Photonic bands and normal mode splitting in optical lattices interacting with cavities

TL;DR

This paper investigates how collective atom-cavity interactions lead to normal mode splitting and photonic band gaps, using models suited for different density regimes, and explores their implications for atomic lattice dynamics.

Contribution

It applies the open Dicke model and transfer matrix model to analyze normal mode splitting and photonic band gaps in ordered atomic clouds within optical cavities, highlighting their regimes of validity.

Findings

Normal mode splitting is observed in low-density regimes.

Photonic band gaps form at high optical densities.

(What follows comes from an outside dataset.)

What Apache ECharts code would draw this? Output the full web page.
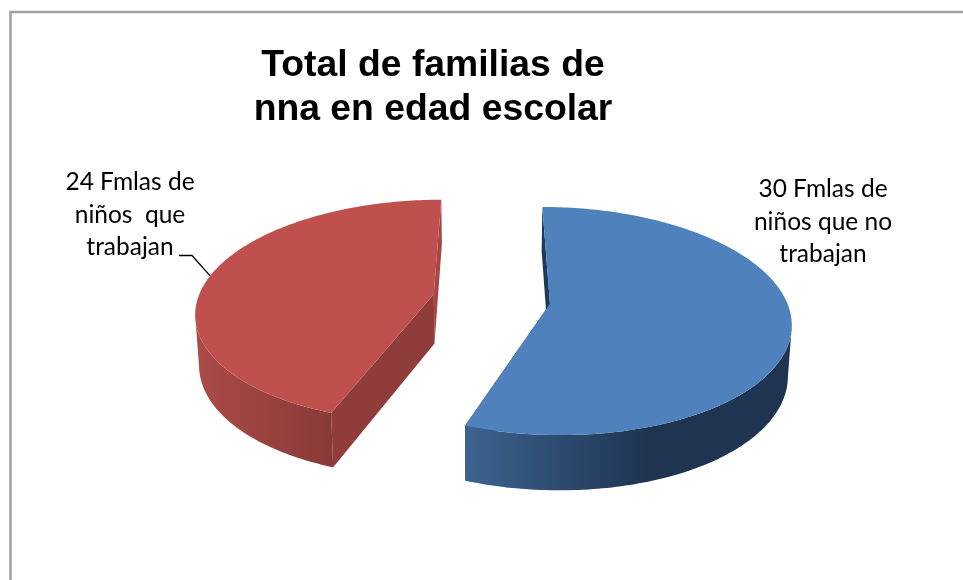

Models' limitations and pathways for generalized theories are discussed.

Abstract

Strong collective interaction of atoms with an optical cavity causes normal mode splitting of the cavity's resonances, whose width is given by the collective coupling strength. At low optical density of the atomic cloud the intensity distribution of light in the cavity is ruled by the cavity's mode function, which is solely determined by its geometry. In this regime the dynamics of the coupled atom-cavity system is conveniently described by the open Dicke model, which we apply to calculating normal mode splitting generated by periodically ordered clouds in linear and ring cavities. We also show how to use normal mode splitting as witness for Wannier-Bloch oscillations in the tight-binding limit. At high optical density the atomic distribution contributes to shaping the mode function. This regime escapes the open Dicke model, but can be treated by a transfer matrix model provided the saturation parameter is low. Applying this latter model to an atomic cloud periodically ordered into a one-dimensional lattice, we observe the formation of photonic bands gaps competing with the normal mode splitting. We discuss the limitations of both models and point out possible pathways to generalized theories.